Some college history professors are against the social studies requirement saying history has the chance to repeat itself if students are not taught early American history.
"I don't like it. My name is actually on the college professor's list that opposed them," said Michael Mullin, Augustana history professor.
Professor Mullin has been teaching f or 27 years. He says students who take a college history course such as 'American History Before 1877' will be overwhelmed.
"What we're going to get is students who don't differentiate, say, Abraham Lincoln's time period from George Washington's time period from the Puritans. And it will get lumped together and we'll wonder why
"I think progress helps our students prepare for the 21st Century. So rather than just having then memorize a list of historical events on a time line, we're trying to get them to use that information in context so that when they're looking at current events they can make good and informed decisions as citizens and as voters," said Michael Amolins, Harrisburg School District Secondary Curriculum Director.
Professor Mullin says early U.S. history is needed as a base to be a good citizen and to understand how we got to where we are today.
"History really isn't about yesterday.

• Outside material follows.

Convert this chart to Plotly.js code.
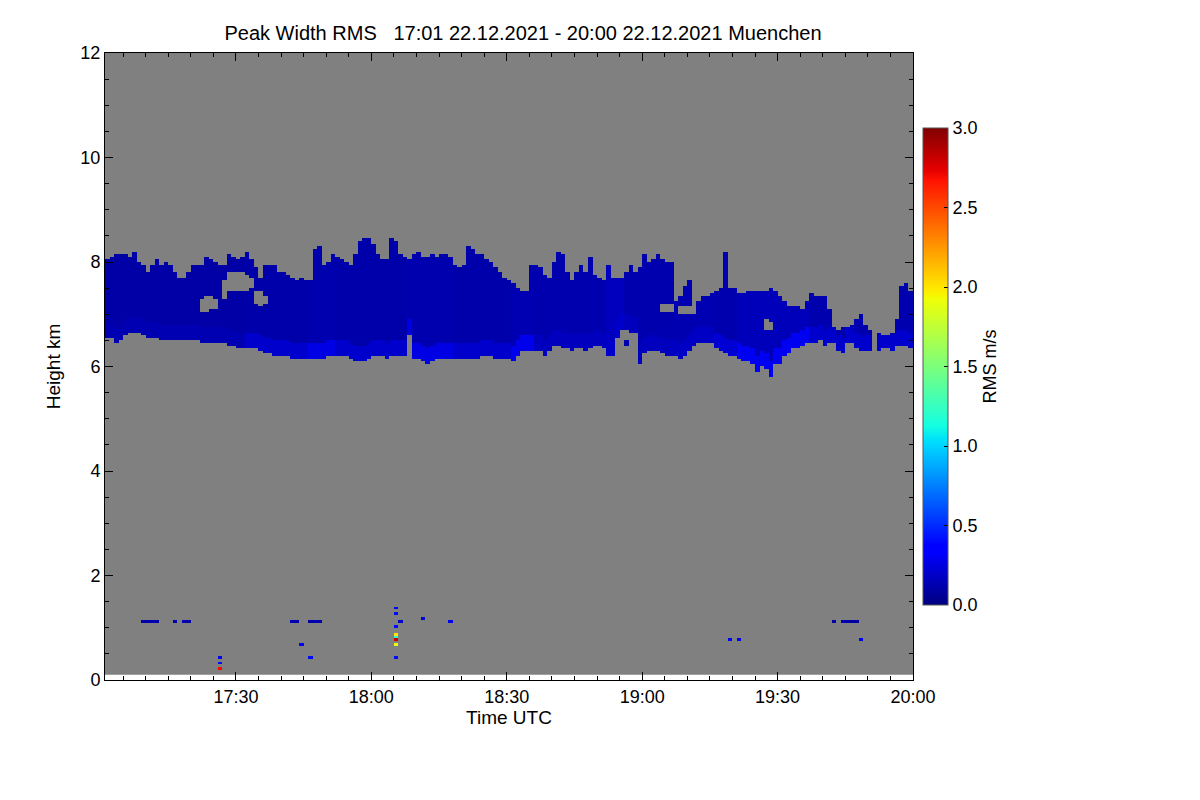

History is really about understanding today. And I think that what they forget that. They just want to think about today but without a context," said Professor Mullin.
Amolins says instructional techniques at the college level and the high school level are very different.
"Rather than just look at historical events as something that happened, we're trying to bring it into modern society," said Amolins.
Only time will tell if this change will help or hurt students.